Concordia project wins Forces avenir award
A business student who got creative about international trade was one of the winners of this year’s Forces avenir awards.
Hugues Mousseau, a student in the School of Community and Public Affairs, was at the Grand Theatre du Québec with his partner, McGill student Louis Dorval, to accept the cash prize of $8,000 for their project, CommEx Mission, which organizes trade missions to countries in Central America.
As we told Concordia’s Thursday Report readers in our Sept. 25 issue, Mousseau’s interest in international trade started with a Junior Team Canada trade mission to Malaysia three years ago.
Since then, CommEx has undertaken two trade missions, both to Mexico. The students’ effort to create affordable trade junkets have paid off in lasting links with as many as eight Quebec businesses, and the students got letters of commendation from the prime minister.

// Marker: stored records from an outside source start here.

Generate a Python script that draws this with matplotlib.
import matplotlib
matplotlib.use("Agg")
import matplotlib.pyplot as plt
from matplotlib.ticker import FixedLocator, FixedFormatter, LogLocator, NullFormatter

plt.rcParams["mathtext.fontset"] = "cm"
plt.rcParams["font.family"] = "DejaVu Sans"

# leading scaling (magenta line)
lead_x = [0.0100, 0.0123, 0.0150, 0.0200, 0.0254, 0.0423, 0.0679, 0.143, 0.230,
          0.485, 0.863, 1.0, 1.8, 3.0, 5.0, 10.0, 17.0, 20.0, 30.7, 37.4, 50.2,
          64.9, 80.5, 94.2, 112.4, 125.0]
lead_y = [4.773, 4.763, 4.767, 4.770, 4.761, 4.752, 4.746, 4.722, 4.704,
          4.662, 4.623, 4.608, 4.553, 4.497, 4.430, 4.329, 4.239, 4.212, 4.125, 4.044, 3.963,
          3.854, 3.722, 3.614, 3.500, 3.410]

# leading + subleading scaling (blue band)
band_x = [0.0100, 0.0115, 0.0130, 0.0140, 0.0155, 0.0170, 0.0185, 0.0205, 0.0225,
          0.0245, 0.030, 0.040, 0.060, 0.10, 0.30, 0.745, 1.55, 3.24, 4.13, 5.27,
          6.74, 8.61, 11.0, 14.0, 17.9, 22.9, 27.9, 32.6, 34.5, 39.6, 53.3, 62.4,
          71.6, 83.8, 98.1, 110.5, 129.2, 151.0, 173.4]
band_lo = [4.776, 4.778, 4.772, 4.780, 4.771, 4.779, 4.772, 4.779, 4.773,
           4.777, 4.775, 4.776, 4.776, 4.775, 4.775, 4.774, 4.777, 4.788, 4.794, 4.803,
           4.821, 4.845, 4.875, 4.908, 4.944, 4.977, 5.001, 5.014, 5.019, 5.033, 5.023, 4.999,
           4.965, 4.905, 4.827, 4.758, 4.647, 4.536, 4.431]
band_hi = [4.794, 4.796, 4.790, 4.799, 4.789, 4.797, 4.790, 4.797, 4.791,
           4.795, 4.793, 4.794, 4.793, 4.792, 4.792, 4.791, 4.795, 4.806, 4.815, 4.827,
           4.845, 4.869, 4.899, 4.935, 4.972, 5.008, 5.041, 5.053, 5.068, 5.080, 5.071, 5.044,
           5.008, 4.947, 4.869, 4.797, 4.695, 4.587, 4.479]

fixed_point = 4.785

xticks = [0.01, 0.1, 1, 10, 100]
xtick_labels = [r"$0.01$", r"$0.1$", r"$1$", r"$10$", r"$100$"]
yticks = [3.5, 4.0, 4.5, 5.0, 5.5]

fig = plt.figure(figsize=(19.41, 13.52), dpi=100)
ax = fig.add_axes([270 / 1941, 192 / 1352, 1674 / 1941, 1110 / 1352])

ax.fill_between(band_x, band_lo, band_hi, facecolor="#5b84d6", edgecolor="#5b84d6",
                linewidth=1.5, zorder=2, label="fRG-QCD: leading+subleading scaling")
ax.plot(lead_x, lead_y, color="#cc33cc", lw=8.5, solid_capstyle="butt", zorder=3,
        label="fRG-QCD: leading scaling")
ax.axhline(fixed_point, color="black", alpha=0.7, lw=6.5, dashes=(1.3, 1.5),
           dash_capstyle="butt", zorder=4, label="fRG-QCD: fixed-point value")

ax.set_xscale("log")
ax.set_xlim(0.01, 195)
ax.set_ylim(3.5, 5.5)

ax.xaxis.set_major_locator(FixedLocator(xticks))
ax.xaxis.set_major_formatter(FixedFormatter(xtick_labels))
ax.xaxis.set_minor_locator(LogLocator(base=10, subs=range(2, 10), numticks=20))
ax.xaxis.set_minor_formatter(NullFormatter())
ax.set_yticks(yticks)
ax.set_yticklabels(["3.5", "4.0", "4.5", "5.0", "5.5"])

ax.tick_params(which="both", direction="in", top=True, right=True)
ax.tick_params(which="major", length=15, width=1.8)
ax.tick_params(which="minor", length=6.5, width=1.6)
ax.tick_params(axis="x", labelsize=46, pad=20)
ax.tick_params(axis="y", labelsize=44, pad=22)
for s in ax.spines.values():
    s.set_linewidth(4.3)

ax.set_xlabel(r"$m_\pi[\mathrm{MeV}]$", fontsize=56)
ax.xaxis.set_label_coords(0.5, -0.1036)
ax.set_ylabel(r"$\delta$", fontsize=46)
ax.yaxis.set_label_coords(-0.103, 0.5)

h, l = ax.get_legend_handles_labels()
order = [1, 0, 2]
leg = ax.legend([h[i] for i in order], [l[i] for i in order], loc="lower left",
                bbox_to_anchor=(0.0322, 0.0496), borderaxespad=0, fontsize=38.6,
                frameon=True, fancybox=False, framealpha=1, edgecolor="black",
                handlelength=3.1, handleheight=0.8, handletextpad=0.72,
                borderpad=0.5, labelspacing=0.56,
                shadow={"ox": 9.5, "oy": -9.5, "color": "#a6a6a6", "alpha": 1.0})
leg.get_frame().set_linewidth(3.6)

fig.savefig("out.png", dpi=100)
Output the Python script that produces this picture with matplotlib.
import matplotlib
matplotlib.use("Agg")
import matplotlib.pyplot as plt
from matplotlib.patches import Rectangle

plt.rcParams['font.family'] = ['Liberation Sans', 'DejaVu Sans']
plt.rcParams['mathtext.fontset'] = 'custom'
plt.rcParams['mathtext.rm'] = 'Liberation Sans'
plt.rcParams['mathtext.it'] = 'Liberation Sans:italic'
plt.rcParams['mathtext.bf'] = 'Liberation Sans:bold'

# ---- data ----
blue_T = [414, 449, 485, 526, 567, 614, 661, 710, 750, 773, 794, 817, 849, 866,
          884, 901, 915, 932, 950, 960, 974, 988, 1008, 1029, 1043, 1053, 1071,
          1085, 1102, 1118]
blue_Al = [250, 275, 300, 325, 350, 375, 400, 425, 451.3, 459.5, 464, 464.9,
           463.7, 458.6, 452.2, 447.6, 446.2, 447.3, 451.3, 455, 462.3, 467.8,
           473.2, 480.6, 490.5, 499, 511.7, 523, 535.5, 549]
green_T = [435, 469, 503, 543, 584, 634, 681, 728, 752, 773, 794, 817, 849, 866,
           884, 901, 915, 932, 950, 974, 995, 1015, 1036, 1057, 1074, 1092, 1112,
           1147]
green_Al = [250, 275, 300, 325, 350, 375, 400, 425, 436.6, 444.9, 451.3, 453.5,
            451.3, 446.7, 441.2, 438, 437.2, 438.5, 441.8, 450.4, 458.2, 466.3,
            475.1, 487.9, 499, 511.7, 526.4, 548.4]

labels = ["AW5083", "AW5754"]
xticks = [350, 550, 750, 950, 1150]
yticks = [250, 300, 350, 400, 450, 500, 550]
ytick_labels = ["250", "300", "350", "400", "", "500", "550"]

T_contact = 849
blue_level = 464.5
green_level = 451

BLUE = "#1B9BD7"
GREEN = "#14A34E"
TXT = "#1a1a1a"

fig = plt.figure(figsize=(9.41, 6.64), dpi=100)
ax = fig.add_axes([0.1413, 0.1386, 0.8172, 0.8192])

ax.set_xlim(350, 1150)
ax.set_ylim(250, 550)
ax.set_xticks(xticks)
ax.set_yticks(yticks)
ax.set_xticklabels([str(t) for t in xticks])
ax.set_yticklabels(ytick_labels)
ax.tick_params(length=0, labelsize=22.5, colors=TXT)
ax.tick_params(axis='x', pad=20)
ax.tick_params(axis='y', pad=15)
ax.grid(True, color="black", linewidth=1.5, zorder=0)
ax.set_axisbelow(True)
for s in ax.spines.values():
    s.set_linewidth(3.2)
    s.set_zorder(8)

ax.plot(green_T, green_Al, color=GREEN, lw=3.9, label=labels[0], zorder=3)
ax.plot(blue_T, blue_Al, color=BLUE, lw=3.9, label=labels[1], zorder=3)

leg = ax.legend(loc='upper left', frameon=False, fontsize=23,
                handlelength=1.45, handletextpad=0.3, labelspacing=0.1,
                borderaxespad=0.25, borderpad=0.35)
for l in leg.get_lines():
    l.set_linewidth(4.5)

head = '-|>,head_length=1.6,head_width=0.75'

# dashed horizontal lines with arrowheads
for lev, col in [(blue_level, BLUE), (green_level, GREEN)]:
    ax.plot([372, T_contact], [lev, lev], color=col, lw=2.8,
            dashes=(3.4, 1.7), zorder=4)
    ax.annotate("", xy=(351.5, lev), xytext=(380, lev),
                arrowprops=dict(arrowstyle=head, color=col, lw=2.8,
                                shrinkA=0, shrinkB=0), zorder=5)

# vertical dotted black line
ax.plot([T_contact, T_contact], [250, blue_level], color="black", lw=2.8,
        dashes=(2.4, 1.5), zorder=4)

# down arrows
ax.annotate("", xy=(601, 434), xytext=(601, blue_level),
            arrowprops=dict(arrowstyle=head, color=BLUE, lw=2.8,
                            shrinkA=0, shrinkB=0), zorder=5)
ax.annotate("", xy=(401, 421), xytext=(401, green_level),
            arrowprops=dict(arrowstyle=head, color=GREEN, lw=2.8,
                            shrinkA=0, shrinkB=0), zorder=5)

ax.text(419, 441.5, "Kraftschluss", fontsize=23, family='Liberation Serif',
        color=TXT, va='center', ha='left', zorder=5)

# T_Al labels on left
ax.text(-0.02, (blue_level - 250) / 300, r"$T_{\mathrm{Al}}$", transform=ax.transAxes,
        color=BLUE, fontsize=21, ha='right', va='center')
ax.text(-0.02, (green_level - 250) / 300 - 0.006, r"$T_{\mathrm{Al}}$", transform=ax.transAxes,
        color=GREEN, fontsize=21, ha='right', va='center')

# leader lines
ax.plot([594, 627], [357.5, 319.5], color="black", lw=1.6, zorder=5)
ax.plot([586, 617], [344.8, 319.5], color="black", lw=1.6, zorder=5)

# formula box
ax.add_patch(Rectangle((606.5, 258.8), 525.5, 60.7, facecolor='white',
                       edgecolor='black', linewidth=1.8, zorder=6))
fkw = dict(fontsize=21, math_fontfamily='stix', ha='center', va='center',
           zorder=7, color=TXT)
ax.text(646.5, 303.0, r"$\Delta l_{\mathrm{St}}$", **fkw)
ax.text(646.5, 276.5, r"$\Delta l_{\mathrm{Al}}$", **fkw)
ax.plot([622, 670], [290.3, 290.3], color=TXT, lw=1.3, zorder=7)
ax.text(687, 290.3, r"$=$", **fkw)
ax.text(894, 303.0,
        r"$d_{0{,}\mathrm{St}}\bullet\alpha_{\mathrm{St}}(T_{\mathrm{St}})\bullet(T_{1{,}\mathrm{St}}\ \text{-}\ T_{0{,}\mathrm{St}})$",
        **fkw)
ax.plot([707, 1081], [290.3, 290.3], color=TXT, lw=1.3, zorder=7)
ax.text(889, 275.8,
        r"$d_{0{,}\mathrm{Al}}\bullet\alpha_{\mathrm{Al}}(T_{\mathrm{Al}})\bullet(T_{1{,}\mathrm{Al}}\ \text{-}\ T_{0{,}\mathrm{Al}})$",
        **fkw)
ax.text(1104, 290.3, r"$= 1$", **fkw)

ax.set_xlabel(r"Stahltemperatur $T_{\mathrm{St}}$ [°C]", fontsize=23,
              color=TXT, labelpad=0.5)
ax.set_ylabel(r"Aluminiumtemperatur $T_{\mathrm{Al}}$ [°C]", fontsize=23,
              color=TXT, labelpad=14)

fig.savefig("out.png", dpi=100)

CommEx includes 11 students from the Université de Montréal, Waterloo, the University of Western Ontario, McGill and Concordia.
Mousseau said CommEx’s missions are one-tenth of the larger government-organized projects, which tend to focus on large enterprises. CommEx missions are affordable and advocate on behalf of small- to medium-sized businesses, he said.
The pair won their prize in the business and economic activity category of the competition, whose selection committee was chaired by Alban D’Amours, head of the Mouvement des caisses Desjardins.
True to form, Mousseau and his partners used the banquet to do a little work.
“The gala was a wonderful opportunity for CommEx to increase its business. It allowed for networking with proactive students from universities across the province, as well as with past and potential corporate partners. “Our scholarship will allow us to further our activities and we are now studying the destination of the next trade mission.”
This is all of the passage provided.